+++ TASK INPUT +++

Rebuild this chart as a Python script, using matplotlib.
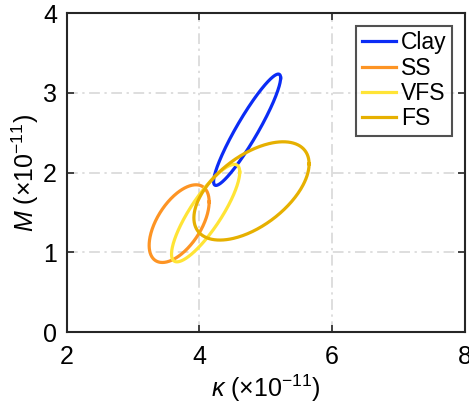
import numpy as np
import matplotlib
matplotlib.use('Agg')
import matplotlib.pyplot as plt

plt.rcParams['font.family'] = ['Liberation Sans', 'DejaVu Sans']
plt.rcParams['mathtext.fontset'] = 'custom'
plt.rcParams['mathtext.rm'] = 'Liberation Sans'
plt.rcParams['mathtext.it'] = 'Liberation Sans:italic'

# ellipse parameters (centre, half-extent in x and y, correlation), units of 1e-11
labels = ['Clay', 'SS', 'VFS', 'FS']
center_x = [4.72, 3.696, 4.095, 4.786]
center_y = [2.537, 1.36, 1.492, 1.77]
sd_x = [0.505, 0.452, 0.514, 0.868]
sd_y = [0.698, 0.487, 0.611, 0.616]
rho = [0.93, 0.56, 0.84, 0.55]
colors = ['#0b2cf5', '#fd9424', '#ffe436', '#e6b000']

xticks = [2, 4, 6, 8]
yticks = [0, 1, 2, 3, 4]

fig = plt.figure(figsize=(4.69, 4.08), dpi=100)
ax = fig.add_axes([0.142, 0.186, 0.849, 0.782])

t = np.linspace(0, 2 * np.pi, 300)
for i in range(len(labels)):
    x = center_x[i] + sd_x[i] * np.cos(t)
    y = center_y[i] + sd_y[i] * (rho[i] * np.cos(t) + np.sqrt(1 - rho[i] ** 2) * np.sin(t))
    ax.plot(x, y, color=colors[i], lw=2.3, label=labels[i])

ax.set_xlim(2, 8)
ax.set_ylim(0, 4)
ax.set_xticks(xticks)
ax.set_yticks(yticks)
ax.grid(True, color='#d4d4d4', linestyle=(0, (7, 3, 1.5, 3)), lw=1.1)
ax.set_axisbelow(True)
for s in ax.spines.values():
    s.set_color('#262626')
    s.set_linewidth(1.5)
ax.tick_params(direction='in', length=5, width=1.2, color='#262626',
               labelsize=18, top=True, right=True)
ax.tick_params(axis='x', pad=9)
ax.tick_params(axis='y', pad=7)

ax.set_xlabel('$\\kappa\\ (\\times 10^{-11})$', fontsize=18, labelpad=3)
ax.set_ylabel('$M\\ (\\times 10^{-11})$', fontsize=18, labelpad=1)

leg = ax.legend(loc='upper right', fontsize=16.5, frameon=True, fancybox=False,
                edgecolor='#262626', handlelength=1.5, handletextpad=0.2,
                labelspacing=0.1, borderpad=0.25, borderaxespad=0.55)
leg.get_frame().set_linewidth(1.5)

fig.savefig('out.png', dpi=100)
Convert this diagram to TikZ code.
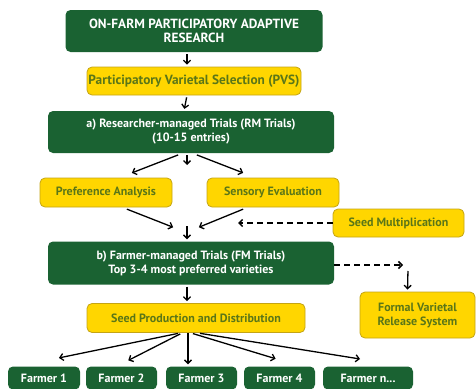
\documentclass[tikz,border=0pt]{standalone}
\usepackage{fontspec}
\setsansfont{PT Sans}
\usetikzlibrary{positioning, arrows.meta, calc}
\definecolor{farmgreen}{RGB}{26,98,50}
\definecolor{farmyellow}{RGB}{255,214,0}
\definecolor{farmolive}{RGB}{196,164,20}
\definecolor{farmtext}{RGB}{90,118,24}

\begin{document}
\begin{tikzpicture}[x=1pt, y=-1pt, >={Straight Barb[length=3.5pt,width=7pt]},
        font=\sffamily\bfseries\fontsize{12}{14}\selectfont,
        greenbox/.style={fill=farmgreen, text=white, rounded corners=5pt, align=center,
          inner sep=0pt},
        yellowbox/.style={fill=farmyellow, draw=farmolive, line width=0.8pt, text=farmtext,
          rounded corners=5pt, align=center, inner sep=0pt},
        bigtext/.style={font=\sffamily\bfseries\fontsize{13.3}{14}\selectfont},
        arr/.style={->, line width=1.3pt, shorten <=2pt, shorten >=2pt},
        dasharr/.style={->, line width=1.5pt, dash pattern=on 6pt off 4pt}]
  \useasboundingbox (0,0) rectangle (476,388);
  % main column
  \node[greenbox, bigtext, minimum width=257pt, minimum height=42pt] (top) at (194,31)
    {ON-FARM PARTICIPATORY ADAPTIVE\\RESEARCH};
  \node[yellowbox, bigtext, minimum width=214pt, minimum height=28pt] (pvs) at (194,81)
    {Participatory Varietal Selection (PVS)};
  \node[greenbox, minimum width=286pt, minimum height=42pt] (rm) at (191,132)
    {a) Researcher-managed Trials (RM Trials)\\(10-15 entries)};
  \node[yellowbox, minimum width=132pt, minimum height=29pt] (pref) at (106,192.5)
    {Preference Analysis};
  \node[yellowbox, minimum width=132pt, minimum height=29pt] (sens) at (273,192.5)
    {Sensory Evaluation};
  \node[yellowbox, minimum width=131pt, minimum height=28pt] (seedmult) at (398.5,223)
    {Seed Multiplication};
  \node[greenbox, minimum width=286pt, minimum height=43pt] (fm) at (191,263)
    {b) Farmer-managed Trials (FM Trials)\\Top 3-4 most preferred varieties};
  \node[yellowbox, minimum width=115pt, minimum height=46pt] (formal) at (417.5,315)
    {Formal Varietal\\Release System};
  \node[yellowbox, minimum width=218pt, minimum height=29pt] (seedprod) at (196,318)
    {Seed Production and Distribution};
  % farmers
  \node[greenbox, minimum width=72pt, minimum height=23pt] (f1) at (44,378) {Farmer 1};
  \node[greenbox, minimum width=71pt, minimum height=23pt] (f2) at (121.5,378) {Farmer 2};
  \node[greenbox, minimum width=71pt, minimum height=23pt] (f3) at (201.5,378) {Farmer 3};
  \node[greenbox, minimum width=71pt, minimum height=23pt] (f4) at (279.5,378) {Farmer 4};
  \node[greenbox, minimum width=90pt, minimum height=23pt] (fn) at (368,378) {Farmer n...};

  \coordinate (split) at (187,155);
  \coordinate (merge) at (187,226);
  \coordinate (smend) at (238,223);
  \coordinate (corner) at (403,265);
  \coordinate (hub) at (188,333);

  \draw[arr] ([xshift=-7pt]top.south) -- ([xshift=-7pt]pvs.north);
  \draw[arr] ([xshift=-7pt]pvs.south) -- ([xshift=-7pt]rm.north);
  \draw[arr, shorten <=0pt] (split) -- ++(0,12);
  \draw[arr] ([shift={(-11pt,-1pt)}]rm.south) -- ([shift={(24pt,4pt)}]pref.north);
  \draw[arr] ([shift={(4pt,-1pt)}]rm.south) -- ([shift={(-28pt,4pt)}]sens.north);
  \draw[arr] ([shift={(19pt,-1pt)}]pref.south) -- ([shift={(-12pt,-2pt)}]merge);
  \draw[arr] ([shift={(-28pt,-1pt)}]sens.south) -- ([shift={(10pt,-2pt)}]merge);
  \draw[arr, shorten <=0pt] (merge) -- (merge |- fm.north);
  \draw[dasharr] (seedmult.west) -- (smend);
  \draw[dasharr] (fm.east |- corner) -- (corner);
  \draw[arr] ([shift={(5pt,-4pt)}]corner) -- ([xshift=-10pt]formal.north);
  \draw[arr] ([xshift=-4pt]fm.south) -- ([xshift=-9pt]seedprod.north);
  % to the farmers
  \draw[arr] ([xshift=-8pt]hub) -- ([shift={(13pt,8pt)}]f1.north);
  \draw[arr] ([xshift=-6pt]hub) -- ([shift={(5pt,5pt)}]f2.north);
  \draw[arr, shorten <=0pt] (hub) -- (hub |- f3.north);
  \draw[arr] ([xshift=3pt]hub) -- ([shift={(-2pt,7pt)}]f4.north);
  \draw[arr] ([xshift=10pt]hub) -- ([shift={(-6pt,7pt)}]fn.north);
\end{tikzpicture}
\end{document}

+++

**GIVEN EXERCISE**
Will you set down the records word for word while leaving out every picture?

**TASK RESULT**
Rebuild this chart as a Python script, using matplotlib.
import numpy as np
import matplotlib
matplotlib.use('Agg')
import matplotlib.pyplot as plt

plt.rcParams['font.family'] = ['Liberation Sans', 'DejaVu Sans']
plt.rcParams['mathtext.fontset'] = 'custom'
plt.rcParams['mathtext.rm'] = 'Liberation Sans'
plt.rcParams['mathtext.it'] = 'Liberation Sans:italic'

# ellipse parameters (centre, half-extent in x and y, correlation), units of 1e-11
labels = ['Clay', 'SS', 'VFS', 'FS']
center_x = [4.72, 3.696, 4.095, 4.786]
center_y = [2.537, 1.36, 1.492, 1.77]
sd_x = [0.505, 0.452, 0.514, 0.868]
sd_y = [0.698, 0.487, 0.611, 0.616]
rho = [0.93, 0.56, 0.84, 0.55]
colors = ['#0b2cf5', '#fd9424', '#ffe436', '#e6b000']

xticks = [2, 4, 6, 8]
yticks = [0, 1, 2, 3, 4]

fig = plt.figure(figsize=(4.69, 4.08), dpi=100)
ax = fig.add_axes([0.142, 0.186, 0.849, 0.782])

t = np.linspace(0, 2 * np.pi, 300)
for i in range(len(labels)):
    x = center_x[i] + sd_x[i] * np.cos(t)
    y = center_y[i] + sd_y[i] * (rho[i] * np.cos(t) + np.sqrt(1 - rho[i] ** 2) * np.sin(t))
    ax.plot(x, y, color=colors[i], lw=2.3, label=labels[i])

ax.set_xlim(2, 8)
ax.set_ylim(0, 4)
ax.set_xticks(xticks)
ax.set_yticks(yticks)
ax.grid(True, color='#d4d4d4', linestyle=(0, (7, 3, 1.5, 3)), lw=1.1)
ax.set_axisbelow(True)
for s in ax.spines.values():
    s.set_color('#262626')
    s.set_linewidth(1.5)
ax.tick_params(direction='in', length=5, width=1.2, color='#262626',
               labelsize=18, top=True, right=True)
ax.tick_params(axis='x', pad=9)
ax.tick_params(axis='y', pad=7)

ax.set_xlabel('$\\kappa\\ (\\times 10^{-11})$', fontsize=18, labelpad=3)
ax.set_ylabel('$M\\ (\\times 10^{-11})$', fontsize=18, labelpad=1)

leg = ax.legend(loc='upper right', fontsize=16.5, frameon=True, fancybox=False,
                edgecolor='#262626', handlelength=1.5, handletextpad=0.2,
                labelspacing=0.1, borderpad=0.25, borderaxespad=0.55)
leg.get_frame().set_linewidth(1.5)

fig.savefig('out.png', dpi=100)
Convert this diagram to TikZ code.
\documentclass[tikz,border=0pt]{standalone}
\usepackage{fontspec}
\setsansfont{PT Sans}
\usetikzlibrary{positioning, arrows.meta, calc}
\definecolor{farmgreen}{RGB}{26,98,50}
\definecolor{farmyellow}{RGB}{255,214,0}
\definecolor{farmolive}{RGB}{196,164,20}
\definecolor{farmtext}{RGB}{90,118,24}

\begin{document}
\begin{tikzpicture}[x=1pt, y=-1pt, >={Straight Barb[length=3.5pt,width=7pt]},
        font=\sffamily\bfseries\fontsize{12}{14}\selectfont,
        greenbox/.style={fill=farmgreen, text=white, rounded corners=5pt, align=center,
          inner sep=0pt},
        yellowbox/.style={fill=farmyellow, draw=farmolive, line width=0.8pt, text=farmtext,
          rounded corners=5pt, align=center, inner sep=0pt},
        bigtext/.style={font=\sffamily\bfseries\fontsize{13.3}{14}\selectfont},
        arr/.style={->, line width=1.3pt, shorten <=2pt, shorten >=2pt},
        dasharr/.style={->, line width=1.5pt, dash pattern=on 6pt off 4pt}]
  \useasboundingbox (0,0) rectangle (476,388);
  % main column
  \node[greenbox, bigtext, minimum width=257pt, minimum height=42pt] (top) at (194,31)
    {ON-FARM PARTICIPATORY ADAPTIVE\\RESEARCH};
  \node[yellowbox, bigtext, minimum width=214pt, minimum height=28pt] (pvs) at (194,81)
    {Participatory Varietal Selection (PVS)};
  \node[greenbox, minimum width=286pt, minimum height=42pt] (rm) at (191,132)
    {a) Researcher-managed Trials (RM Trials)\\(10-15 entries)};
  \node[yellowbox, minimum width=132pt, minimum height=29pt] (pref) at (106,192.5)
    {Preference Analysis};
  \node[yellowbox, minimum width=132pt, minimum height=29pt] (sens) at (273,192.5)
    {Sensory Evaluation};
  \node[yellowbox, minimum width=131pt, minimum height=28pt] (seedmult) at (398.5,223)
    {Seed Multiplication};
  \node[greenbox, minimum width=286pt, minimum height=43pt] (fm) at (191,263)
    {b) Farmer-managed Trials (FM Trials)\\Top 3-4 most preferred varieties};
  \node[yellowbox, minimum width=115pt, minimum height=46pt] (formal) at (417.5,315)
    {Formal Varietal\\Release System};
  \node[yellowbox, minimum width=218pt, minimum height=29pt] (seedprod) at (196,318)
    {Seed Production and Distribution};
  % farmers
  \node[greenbox, minimum width=72pt, minimum height=23pt] (f1) at (44,378) {Farmer 1};
  \node[greenbox, minimum width=71pt, minimum height=23pt] (f2) at (121.5,378) {Farmer 2};
  \node[greenbox, minimum width=71pt, minimum height=23pt] (f3) at (201.5,378) {Farmer 3};
  \node[greenbox, minimum width=71pt, minimum height=23pt] (f4) at (279.5,378) {Farmer 4};
  \node[greenbox, minimum width=90pt, minimum height=23pt] (fn) at (368,378) {Farmer n...};

  \coordinate (split) at (187,155);
  \coordinate (merge) at (187,226);
  \coordinate (smend) at (238,223);
  \coordinate (corner) at (403,265);
  \coordinate (hub) at (188,333);

  \draw[arr] ([xshift=-7pt]top.south) -- ([xshift=-7pt]pvs.north);
  \draw[arr] ([xshift=-7pt]pvs.south) -- ([xshift=-7pt]rm.north);
  \draw[arr, shorten <=0pt] (split) -- ++(0,12);
  \draw[arr] ([shift={(-11pt,-1pt)}]rm.south) -- ([shift={(24pt,4pt)}]pref.north);
  \draw[arr] ([shift={(4pt,-1pt)}]rm.south) -- ([shift={(-28pt,4pt)}]sens.north);
  \draw[arr] ([shift={(19pt,-1pt)}]pref.south) -- ([shift={(-12pt,-2pt)}]merge);
  \draw[arr] ([shift={(-28pt,-1pt)}]sens.south) -- ([shift={(10pt,-2pt)}]merge);
  \draw[arr, shorten <=0pt] (merge) -- (merge |- fm.north);
  \draw[dasharr] (seedmult.west) -- (smend);
  \draw[dasharr] (fm.east |- corner) -- (corner);
  \draw[arr] ([shift={(5pt,-4pt)}]corner) -- ([xshift=-10pt]formal.north);
  \draw[arr] ([xshift=-4pt]fm.south) -- ([xshift=-9pt]seedprod.north);
  % to the farmers
  \draw[arr] ([xshift=-8pt]hub) -- ([shift={(13pt,8pt)}]f1.north);
  \draw[arr] ([xshift=-6pt]hub) -- ([shift={(5pt,5pt)}]f2.north);
  \draw[arr, shorten <=0pt] (hub) -- (hub |- f3.north);
  \draw[arr] ([xshift=3pt]hub) -- ([shift={(-2pt,7pt)}]f4.north);
  \draw[arr] ([xshift=10pt]hub) -- ([shift={(-6pt,7pt)}]fn.north);
\end{tikzpicture}
\end{document}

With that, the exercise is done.